Work required: Write out nothing but the lines from the first line of the entries below through the line with "var yTicks = [0, 2, 4, 6];"; no pictures go in.

Extracted entries:

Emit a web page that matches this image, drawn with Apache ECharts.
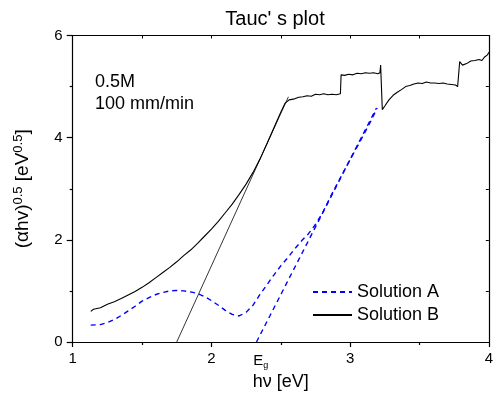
<!DOCTYPE html>
<html>
<head>
<meta charset="utf-8">
<script src="https://cdn.jsdelivr.net/npm/echarts@6/dist/echarts.min.js"></script>
<style>
html,body{margin:0;padding:0;background:#fff;}
#c{width:496px;height:396px;}
</style>
</head>
<body>
<div id="c"></div>
<script>
// ---- Data ----
var xTicks = [1, 2, 3, 4];
var yTicks = [0, 2, 4, 6];

var solBx = [1.13,1.15,1.2,1.25,1.3,1.35,1.4,1.45,1.5,1.55,1.6,1.65,1.7,1.75,1.8,1.85,1.9,1.95,2.0,2.05,2.1,2.15,2.2,2.25,2.3,2.35,2.4,2.45,2.5,2.53,2.56,
  2.6,2.63,2.66,2.69,2.72,2.75,2.78,2.81,2.84,2.87,2.9,2.93,2.935,2.96,2.99,3.02,3.05,3.08,3.11,3.14,3.17,3.2,3.215,3.22,3.232,3.25,3.28,3.31,3.34,3.37,3.4,3.43,3.46,3.49,3.52,3.55,3.58,3.61,3.64,3.67,3.7,3.73,3.76,3.775,3.79,3.81,3.84,3.87,3.9,3.93,3.95,3.97,3.99,4.0];
var solBy = [0.60,0.64,0.67,0.74,0.79,0.85,0.92,0.99,1.07,1.16,1.26,1.36,1.46,1.57,1.69,1.80,1.93,2.07,2.21,2.36,2.53,2.70,2.89,3.09,3.32,3.58,3.88,4.19,4.50,4.67,4.74,
  4.76,4.79,4.80,4.82,4.81,4.85,4.84,4.86,4.84,4.85,4.84,4.86,5.23,5.22,5.24,5.23,5.26,5.25,5.27,5.26,5.27,5.25,5.27,5.42,4.55,4.62,4.74,4.83,4.89,4.94,5.00,5.02,5.05,5.07,5.06,5.09,5.07,5.07,5.06,5.07,5.05,5.04,5.03,5.00,5.49,5.42,5.45,5.50,5.51,5.53,5.51,5.58,5.62,5.67];

var solAx = [1.13,1.2,1.25,1.3,1.35,1.4,1.45,1.5,1.55,1.6,1.65,1.7,1.75,1.8,1.85,1.9,1.95,2.0,2.05,2.1,2.15,2.2,2.25,2.3,2.35,2.4,2.45,2.5,2.55,2.6,2.65,2.7,2.75,2.8,2.85,2.9,2.95,3.0,3.05,3.1,3.15,3.195];
var solAy = [0.33,0.34,0.38,0.44,0.52,0.61,0.70,0.80,0.87,0.93,0.97,1.00,1.01,1.00,0.98,0.95,0.89,0.81,0.72,0.62,0.54,0.51,0.58,0.72,0.93,1.12,1.31,1.49,1.65,1.82,1.98,2.12,2.30,2.52,2.80,3.06,3.32,3.57,3.82,4.07,4.33,4.58];

var tangentBx = [1.75, 2.555];
var tangentBy = [0, 4.80];
var tangentAx = [2.325, 3.19];
var tangentAy = [0, 4.58];

var egValue = 2.33;

function zip(xs, ys){ return xs.map(function(x,i){ return [x, ys[i]]; }); }

var FONT = 'Liberation Sans';
var chart = echarts.init(document.getElementById('c'), null, {renderer:'canvas'});
var option = {
  backgroundColor: '#fff',
  animation: false,
  grid: {left: 72.7, right: 1.3, top: 35.5, bottom: 52.3, containLabel: false},
  legend: {
    orient: 'vertical', left: 307, top: 278,
    itemWidth: 39, itemHeight: 14, itemGap: 5,
    data: ['Solution A', 'Solution B'],
    itemStyle: {opacity: 0},
    textStyle: {fontFamily: FONT, fontSize: 18, color: '#000'}
  },
  xAxis: [{
    type: 'value', min: 1, max: 4, interval: 1, position: 'bottom',
    name: 'hν [eV]', nameLocation: 'middle', nameGap: 31,
    nameTextStyle: {fontFamily: FONT, fontSize: 18, color: '#000'},
    axisLine: {onZero: false, lineStyle: {color: '#000', width: 1.2}},
    axisTick: {inside: false, length: 5, lineStyle: {color: '#000', width: 1.2}},
    minorTick: {show: true, splitNumber: 2, length: 3, lineStyle: {color: '#000', width: 1.2}},
    axisLabel: {fontFamily: FONT, fontSize: 15, color: '#000', margin: 9},
    splitLine: {show: false}
  }, {
    type: 'value', min: 1, max: 4, interval: 0.5, position: 'top',
    axisLine: {onZero: false, lineStyle: {color: '#000', width: 1.2}},
    axisTick: {inside: true, length: 3, lineStyle: {color: '#000', width: 1}},
    axisLabel: {show: false}, splitLine: {show: false}
  }],
  yAxis: [{
    type: 'value', min: 0, max: 6, interval: 2, position: 'left',
    name: '(αhv){sup|0.5} [eV{sup|0.5}]', nameLocation: 'middle', nameGap: 39,
    nameTextStyle: {fontFamily: FONT, fontSize: 19, color: '#000',
      rich: {sup: {fontFamily: FONT, fontSize: 13, color: '#000', verticalAlign: 'top', padding: [0,0,9,0]}}},
    axisLine: {onZero: false, lineStyle: {color: '#000', width: 1.2}},
    axisTick: {inside: false, length: 6, lineStyle: {color: '#000', width: 1.2}},
    minorTick: {show: true, splitNumber: 2, length: 3, lineStyle: {color: '#000', width: 1.2}},
    axisLabel: {fontFamily: FONT, fontSize: 15, color: '#000', margin: 10},
    splitLine: {show: false}
  }, {
    type: 'value', min: 0, max: 6, interval: 1, position: 'right',
    axisLine: {onZero: false, lineStyle: {color: '#000', width: 1.2}},
    axisTick: {inside: true, length: 3, lineStyle: {color: '#000', width: 1}},
    axisLabel: {show: false}, splitLine: {show: false}
  }],
  series: [{
    name: 'Solution A', type: 'line', data: zip(solAx, solAy),
    showSymbol: false, symbol: 'none',
    lineStyle: {color: '#0000ff', width: 1.4, type: [5, 4]},
    itemStyle: {color: '#0000ff'}, z: 3
  }, {
    name: 'Solution B', type: 'line', data: zip(solBx, solBy),
    showSymbol: false, symbol: 'none',
    lineStyle: {color: '#000', width: 1.1},
    itemStyle: {color: '#000'}, z: 3
  }, {
    name: 'tangentA', type: 'line', data: zip(tangentAx, tangentAy),
    showSymbol: false, symbol: 'none',
    lineStyle: {color: '#0000ff', width: 1.4, type: [5, 4]}, z: 2
  }, {
    name: 'tangentB', type: 'line', data: zip(tangentBx, tangentBy),
    showSymbol: false, symbol: 'none',
    lineStyle: {color: '#000', width: 0.8}, z: 2
  }]
};
chart.setOption(option);

var egPos = chart.convertToPixel({xAxisIndex: 0, yAxisIndex: 0}, [egValue, 0]);
chart.setOption({
  graphic: [{
    type: 'text', x: 275, y: 9,
    style: {text: "Tauc' s plot", font: '20px "Liberation Sans"', fill: '#000', align: 'center', verticalAlign: 'top'}
  }, {
    type: 'text', left: 95, top: 73,
    style: {text: '0.5M', font: '18px "Liberation Sans"', fill: '#000'}
  }, {
    type: 'text', left: 95, top: 95,
    style: {text: '100 mm/min', font: '18px "Liberation Sans"', fill: '#000'}
  }, {
    type: 'text', x: egPos[0] - 4, y: egPos[1] + 9,
    style: {
      text: '{e|E}{g|g}',
      rich: {
        e: {fontFamily: FONT, fontSize: 15, fill: '#000'},
        g: {fontFamily: FONT, fontSize: 9, fill: '#000', padding: [10,0,0,0]}
      }
    }
  }]
});
</script>
</body>
</html>
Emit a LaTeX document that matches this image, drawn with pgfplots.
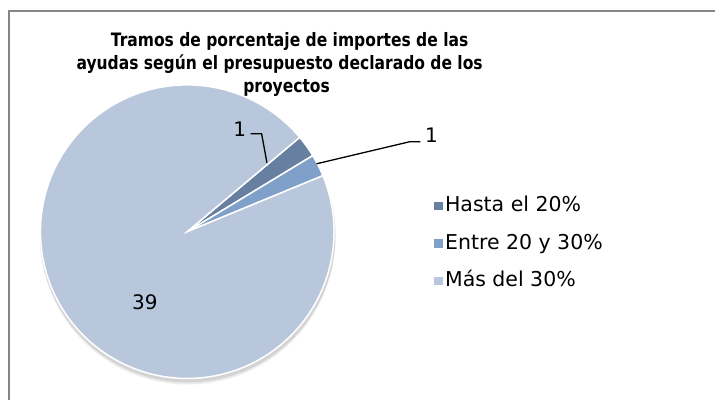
\documentclass[border=0pt]{standalone}
\usepackage{pgfplots}
\pgfplotsset{compat=1.18}
\usepackage{pgfplotstable}
\usepackage{fontspec}
\setmainfont{DejaVu Sans}
\newfontfamily\titlefont[FakeStretch=0.84]{DejaVu Sans}

\definecolor{cA}{RGB}{103,127,160}
\definecolor{cB}{RGB}{127,160,200}
\definecolor{cC}{RGB}{185,199,221}
\definecolor{frm}{RGB}{134,134,134}

\pgfplotstableread{
label value
Hasta 1
Entre 1
Mas 39
}\piedata

\pgfplotstablegetelem{0}{value}\of\piedata \let\vA\pgfplotsretval
\pgfplotstablegetelem{1}{value}\of\piedata \let\vB\pgfplotsretval
\pgfplotstablegetelem{2}{value}\of\piedata \let\vC\pgfplotsretval
\pgfmathsetmacro\tot{\vA+\vB+\vC}
\pgfmathsetmacro\aS{40}
\pgfmathsetmacro\aA{\aS-360*\vA/\tot}
\pgfmathsetmacro\aB{\aA-360*\vB/\tot}
\pgfmathsetmacro\aC{\aB-360*\vC/\tot}
\def\cx{187.5}
\def\cy{169}
\def\R{147}

\begin{document}
\begin{tikzpicture}
\begin{axis}[
  scale only axis, width=716pt, height=401pt,
  xmin=0, xmax=716, ymin=0, ymax=401,
  hide axis, clip=false,
  legend style={at={(axis cs:430,157)}, anchor=west, draw=none, fill=none,
    font=\fontsize{20.5}{24}\selectfont, row sep=16.5pt,
    nodes={inner sep=1pt, text height=15pt, text depth=4pt}},
  legend cell align=left,
  legend image code/.code={\fill[#1] (0pt,-5pt) rectangle (10pt,5pt);},
]
% frame
\path (axis cs:0,0) rectangle (axis cs:716,401);
\draw[frm, line width=2pt] (axis cs:9,0) -- (axis cs:9,390) -- (axis cs:716,390);
% shadow
\addplot[fill=black, draw=none, opacity=0.10, domain=0:360, samples=90, variable=\t, forget plot]
  ({\cx+0.5+(\R+1)*cos(\t)},{\cy-3+(\R+1)*sin(\t)});
\addplot[fill=black, draw=none, opacity=0.08, domain=0:360, samples=90, variable=\t, forget plot]
  ({\cx+0.5+(\R+1)*cos(\t)},{\cy-5+(\R+1)*sin(\t)});
% slices
\addplot[fill=cA, draw=white, line width=1.5pt, domain=\aA:\aS, samples=20, variable=\t]
  ({\cx+\R*cos(\t)},{\cy+\R*sin(\t)}) -- (axis cs:\cx,\cy) -- cycle;
\addlegendentry{Hasta el 20\%}
\addplot[fill=cB, draw=white, line width=1.5pt, domain=\aB:\aA, samples=20, variable=\t]
  ({\cx+\R*cos(\t)},{\cy+\R*sin(\t)}) -- (axis cs:\cx,\cy) -- cycle;
\addlegendentry{Entre 20 y 30\%}
\addplot[fill=cC, draw=white, line width=1.5pt, domain=\aC:\aB, samples=200, variable=\t]
  ({\cx+\R*cos(\t)},{\cy+\R*sin(\t)}) -- (axis cs:\cx,\cy) -- cycle;
\addlegendentry{Más del 30\%}
% leader lines and labels
\draw[black, line width=1.3pt] (axis cs:251,267) -- (axis cs:262,267) -- (axis cs:267.3,238);
\draw[black, line width=1.3pt] (axis cs:317,237) -- (axis cs:410,259) -- (axis cs:421,259);
\node[font=\fontsize{20}{24}\selectfont] at (axis cs:240,272) {1};
\node[font=\fontsize{20}{24}\selectfont] at (axis cs:432,266) {1};
\node[font=\fontsize{20}{24}\selectfont] at (axis cs:145,98) {39};
% title
\node[font=\titlefont\bfseries\fontsize{18.5}{23}\selectfont, anchor=base] at (axis cs:290,354) {Tramos de porcentaje de importes de las};
\node[font=\titlefont\bfseries\fontsize{18.5}{23}\selectfont, anchor=base] at (axis cs:280,331) {ayudas según el presupuesto declarado de los};
\node[font=\titlefont\bfseries\fontsize{18.5}{23}\selectfont, anchor=base] at (axis cs:287,308) {proyectos};
\end{axis}
\end{tikzpicture}
\end{document}
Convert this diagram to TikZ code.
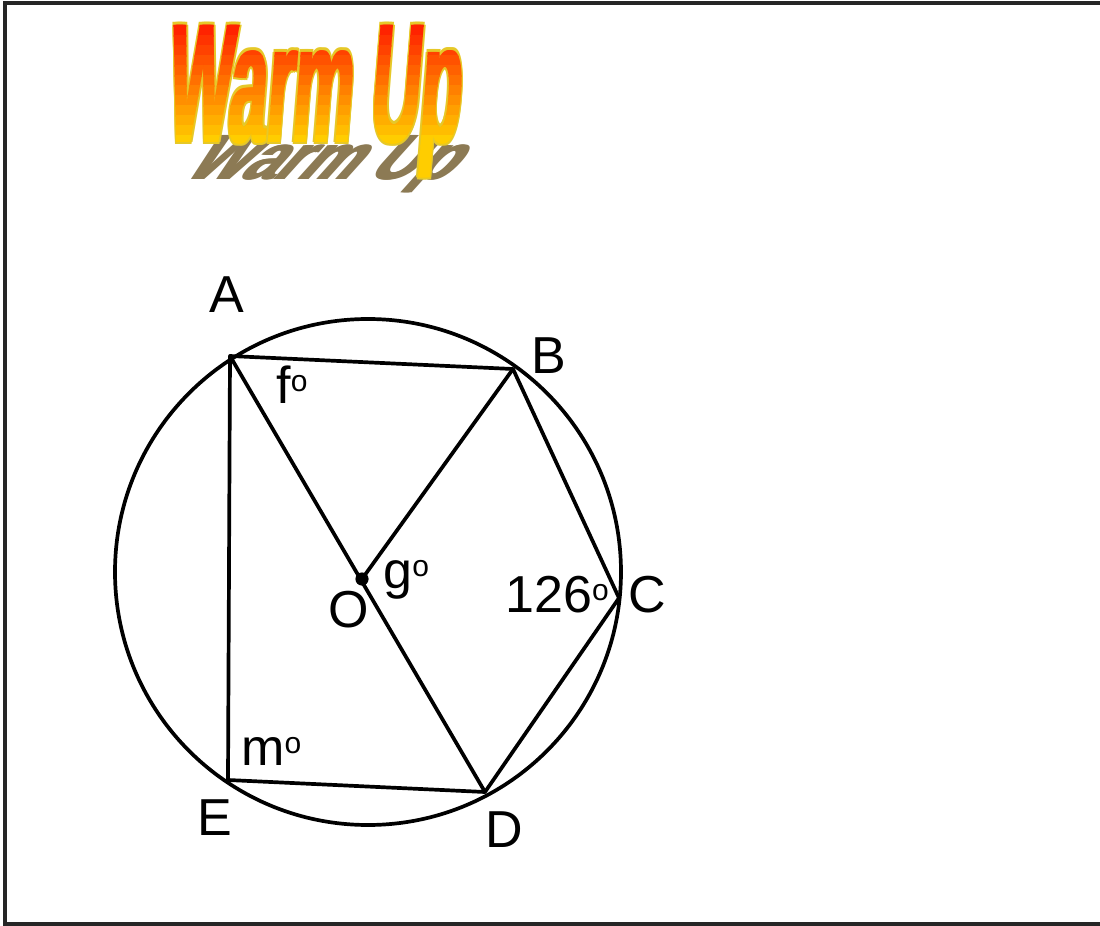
\documentclass[tikz,border=0pt]{standalone}
\usepackage{fontspec}
\setmainfont{Liberation Sans}
\usepackage{graphicx}
\definecolor{wtop}{RGB}{255,20,0}
\definecolor{wbot}{RGB}{255,205,0}
\definecolor{wedge}{RGB}{230,200,40}
\definecolor{shadowc}{RGB}{140,122,84}
\newcommand{\dg}{\raisebox{6pt}{\fontsize{15}{15}\selectfont o}}
\newcommand{\wtext}{\fontsize{40}{40}\selectfont\bfseries Warm Up}
\tikzset{
  lbl/.style={anchor=base west, inner sep=0pt, font=\fontsize{26}{26}\selectfont},
  edge/.style={line width=1.85pt, line join=round, line cap=round},
  frame/.style={line width=1.6pt, draw=black!85},
  wtitle/.style={anchor=base west, inner sep=0pt, xslant=0.08, transform shape}
}
\begin{document}
\begin{tikzpicture}[x=0.5pt,y=-0.5pt]
\useasboundingbox (0,0) rectangle (1100,926);
\draw[frame] (1100,3) -- (5,3) -- (5,924) -- (1100,924);
% title shadow
\foreach \dx in {-1.5,0,1.5} {
  \node[anchor=base west, inner sep=0pt, text=shadowc, xslant=0.9, transform shape] at ({182+\dx},179) {\scalebox{0.76}[0.8]{\wtext}};
}
% title outline
\foreach \dx/\dy in {-3/0,3/0,0/-2.5,0/2.5,-2.5/-2,2.5/2,-2.5/2,2.5/-2} {
  \node[wtitle, text=wedge] at ({166+\dx},{142+\dy}) {\scalebox{0.84}[2.13]{\wtext}};
}
% title with vertical gradient (banded)
\foreach \i in {0,...,16} {
  \pgfmathsetmacro\pc{min(100,\i*100/12)}
  \begin{scope}
    \clip (140,{15+\i*10}) rectangle (520,{26+\i*10});
    \foreach \dx in {-1.5,0,1.5} {
      \node[wtitle, text=wbot!\pc!wtop] at ({166+\dx},142) {\scalebox{0.84}[2.13]{\wtext}};
    }
  \end{scope}
}
% geometry
\coordinate (A) at (230,356);
\coordinate (B) at (513,369);
\coordinate (C) at (619,598);
\coordinate (D) at (485,792);
\coordinate (E) at (228,780);
\coordinate (O) at (362,579);
\coordinate (Z) at (368,572);
\draw[edge] (Z) circle[radius=126.5pt];
\draw[edge] (A) -- (B) -- (C) -- (D) -- (E) -- cycle;
\draw[edge] (A) -- (D);
\draw[edge] (O) -- (B);
\fill (O) circle[radius=3.3pt];
% labels
\node[lbl] (lA) at (209,312) {A};
\node[lbl] (lB) at (531,373) {B};
\node[lbl] (lC) at (628,612) {C};
\node[lbl] (lD) at (485,847) {D};
\node[lbl] (lE) at (197,835) {E};
\node[lbl] (lO) at (328,627) {O};
\node[lbl] (lf) at (276,403) {f\dg};
\node[lbl] (lg) at (383,588) {g\dg};
\node[lbl] (l126) at (505,612) {126\dg};
\node[lbl] (lm) at (241,765) {m\dg};
\end{tikzpicture}
\end{document}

Worked answer:
Emit a web page that matches this image, drawn with Apache ECharts.
<!DOCTYPE html>
<html>
<head>
<meta charset="utf-8">
<script src="https://cdn.jsdelivr.net/npm/echarts@6/dist/echarts.min.js"></script>
<style>
html,body{margin:0;padding:0;background:#fff;}
#c{width:496px;height:396px;}
</style>
</head>
<body>
<div id="c"></div>
<script>
// ---- Data ----
var xTicks = [1, 2, 3, 4];
var yTicks = [0, 2, 4, 6];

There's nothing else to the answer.